Grameen de la Frontera

Borrower Financial Success Stories

Grameen de la Frontera is happy to be a part of enabling these poor women to become self-sufficient through personally owned businesses.  Every month, we will provide a short story showing the true success of our borrowers.  These "snapshots" will be updated every month - so make sure to keep checking!

April 2005

 
     
   

Alicia Nieblas Moroyoqui

Like many of her peers in Center #16, Alicia Nieblas Moroyoqui's only working experience before joining GDLF was in the fields.  With her first loan 4 years ago Sra. Moroyoqui opened a small tailor shop out of her home.  As her loans increased, so did Sra.

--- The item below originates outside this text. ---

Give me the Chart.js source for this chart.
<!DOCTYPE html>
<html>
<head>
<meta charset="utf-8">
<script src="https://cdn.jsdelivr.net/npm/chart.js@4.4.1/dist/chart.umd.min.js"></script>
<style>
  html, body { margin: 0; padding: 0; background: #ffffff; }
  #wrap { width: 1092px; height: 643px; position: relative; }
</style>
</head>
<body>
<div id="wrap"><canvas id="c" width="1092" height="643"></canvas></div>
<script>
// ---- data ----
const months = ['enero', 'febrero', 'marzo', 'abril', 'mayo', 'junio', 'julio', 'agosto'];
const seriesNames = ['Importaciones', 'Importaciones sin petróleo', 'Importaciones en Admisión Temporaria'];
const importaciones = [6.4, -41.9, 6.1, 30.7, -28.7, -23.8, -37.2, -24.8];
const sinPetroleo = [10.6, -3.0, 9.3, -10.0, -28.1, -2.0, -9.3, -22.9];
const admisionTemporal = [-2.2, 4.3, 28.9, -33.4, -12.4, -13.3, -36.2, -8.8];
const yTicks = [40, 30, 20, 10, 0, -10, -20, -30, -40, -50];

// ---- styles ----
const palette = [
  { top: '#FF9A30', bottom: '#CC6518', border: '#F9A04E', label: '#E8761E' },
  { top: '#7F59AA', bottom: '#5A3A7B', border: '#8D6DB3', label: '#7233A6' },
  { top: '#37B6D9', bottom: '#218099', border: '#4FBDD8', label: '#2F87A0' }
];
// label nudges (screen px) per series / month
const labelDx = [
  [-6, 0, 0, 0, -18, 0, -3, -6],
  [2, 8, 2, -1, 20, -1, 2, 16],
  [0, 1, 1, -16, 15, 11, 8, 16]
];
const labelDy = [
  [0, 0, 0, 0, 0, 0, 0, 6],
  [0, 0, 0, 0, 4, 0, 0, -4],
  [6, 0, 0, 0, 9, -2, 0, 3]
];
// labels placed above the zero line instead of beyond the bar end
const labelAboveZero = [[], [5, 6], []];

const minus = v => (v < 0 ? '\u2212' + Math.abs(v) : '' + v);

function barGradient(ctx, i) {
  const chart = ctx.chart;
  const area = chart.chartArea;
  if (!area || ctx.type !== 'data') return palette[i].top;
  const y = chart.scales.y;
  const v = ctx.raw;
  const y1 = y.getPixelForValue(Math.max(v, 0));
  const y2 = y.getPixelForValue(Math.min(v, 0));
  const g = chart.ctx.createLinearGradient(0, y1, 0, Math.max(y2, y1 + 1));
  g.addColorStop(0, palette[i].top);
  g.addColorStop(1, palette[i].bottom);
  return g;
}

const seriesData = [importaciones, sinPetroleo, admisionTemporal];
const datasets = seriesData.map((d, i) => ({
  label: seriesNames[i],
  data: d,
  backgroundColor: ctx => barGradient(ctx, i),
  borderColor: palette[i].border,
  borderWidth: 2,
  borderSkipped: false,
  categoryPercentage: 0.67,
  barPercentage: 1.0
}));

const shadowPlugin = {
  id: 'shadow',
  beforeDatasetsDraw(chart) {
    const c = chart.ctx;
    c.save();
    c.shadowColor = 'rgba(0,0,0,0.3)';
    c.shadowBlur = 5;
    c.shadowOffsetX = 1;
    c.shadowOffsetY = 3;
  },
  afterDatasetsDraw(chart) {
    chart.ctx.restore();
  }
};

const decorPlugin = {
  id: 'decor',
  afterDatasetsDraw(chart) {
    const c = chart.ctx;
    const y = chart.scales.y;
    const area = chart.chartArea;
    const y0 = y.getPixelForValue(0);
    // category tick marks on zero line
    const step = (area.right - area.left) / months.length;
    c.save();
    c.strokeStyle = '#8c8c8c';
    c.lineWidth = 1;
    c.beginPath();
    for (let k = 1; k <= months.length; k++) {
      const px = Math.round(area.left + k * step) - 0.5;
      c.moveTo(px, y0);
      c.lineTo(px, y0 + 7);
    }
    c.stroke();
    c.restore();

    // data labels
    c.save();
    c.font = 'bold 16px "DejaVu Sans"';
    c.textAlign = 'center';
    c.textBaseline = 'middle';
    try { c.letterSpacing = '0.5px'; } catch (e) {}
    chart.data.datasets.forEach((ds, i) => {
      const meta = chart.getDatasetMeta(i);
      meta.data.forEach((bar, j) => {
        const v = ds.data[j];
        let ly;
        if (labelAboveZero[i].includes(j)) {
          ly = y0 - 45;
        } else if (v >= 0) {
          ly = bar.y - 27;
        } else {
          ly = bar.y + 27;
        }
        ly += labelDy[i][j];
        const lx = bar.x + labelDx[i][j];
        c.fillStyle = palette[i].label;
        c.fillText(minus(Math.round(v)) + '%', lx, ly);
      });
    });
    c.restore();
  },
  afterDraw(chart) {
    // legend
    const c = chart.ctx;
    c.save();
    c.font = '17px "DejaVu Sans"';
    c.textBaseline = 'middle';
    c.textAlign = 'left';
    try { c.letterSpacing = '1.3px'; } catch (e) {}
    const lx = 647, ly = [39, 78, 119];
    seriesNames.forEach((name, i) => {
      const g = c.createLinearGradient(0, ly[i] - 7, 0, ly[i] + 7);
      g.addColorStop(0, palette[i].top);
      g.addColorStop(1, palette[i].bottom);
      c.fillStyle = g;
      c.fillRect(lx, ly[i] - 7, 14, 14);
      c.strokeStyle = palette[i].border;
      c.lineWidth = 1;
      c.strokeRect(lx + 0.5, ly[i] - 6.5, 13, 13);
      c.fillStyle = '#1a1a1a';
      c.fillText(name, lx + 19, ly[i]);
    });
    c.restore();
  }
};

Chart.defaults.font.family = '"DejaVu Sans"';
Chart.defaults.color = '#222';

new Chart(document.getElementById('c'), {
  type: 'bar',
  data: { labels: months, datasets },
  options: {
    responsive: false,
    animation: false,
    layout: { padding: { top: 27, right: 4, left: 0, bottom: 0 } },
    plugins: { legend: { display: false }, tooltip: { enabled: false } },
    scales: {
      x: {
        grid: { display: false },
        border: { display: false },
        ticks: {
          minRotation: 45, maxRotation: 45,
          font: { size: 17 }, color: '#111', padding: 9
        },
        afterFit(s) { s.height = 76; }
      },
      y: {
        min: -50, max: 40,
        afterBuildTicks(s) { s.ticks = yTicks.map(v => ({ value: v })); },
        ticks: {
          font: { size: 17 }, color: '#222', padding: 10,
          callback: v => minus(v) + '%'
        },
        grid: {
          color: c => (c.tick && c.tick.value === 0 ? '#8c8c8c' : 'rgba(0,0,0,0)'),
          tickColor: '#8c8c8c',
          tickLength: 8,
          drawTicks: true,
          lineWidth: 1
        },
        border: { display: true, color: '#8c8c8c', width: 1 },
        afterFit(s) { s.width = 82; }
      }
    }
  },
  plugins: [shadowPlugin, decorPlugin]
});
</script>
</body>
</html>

Moroyoqui's drive to grow her business.  However, she could have hardly imagined that today she would be the proud owner of a home laundromat with four washing machines, an ambulatory gold and silver jewelry business, and a computer that she rents by the hour to schoolchildren for their homework and which she hopes to make internet accessible with her next loan.  Nor could she have known that she would be repaying $10,000 peso loans (approximately $1000 dollars) in six months, with bi-monthly installments of $1700 pesos (that is roughly equal to the bi-monthly salaries of the loan officers).  Like many mothers, Sra. Moroyoqui is most proud of her children.  Her oldest has returned to school to earn his high school diploma; her middle child is studying law at the University of Navajoa; and her youngest is finishing up high school.  Her husband told me that before Grameen they could barely make ends meet, and Sra. Moroyoqui explained that it was the earnings from her business that had allowed her to pay her children's school expenses as well as buy two new beds and a television  for the house.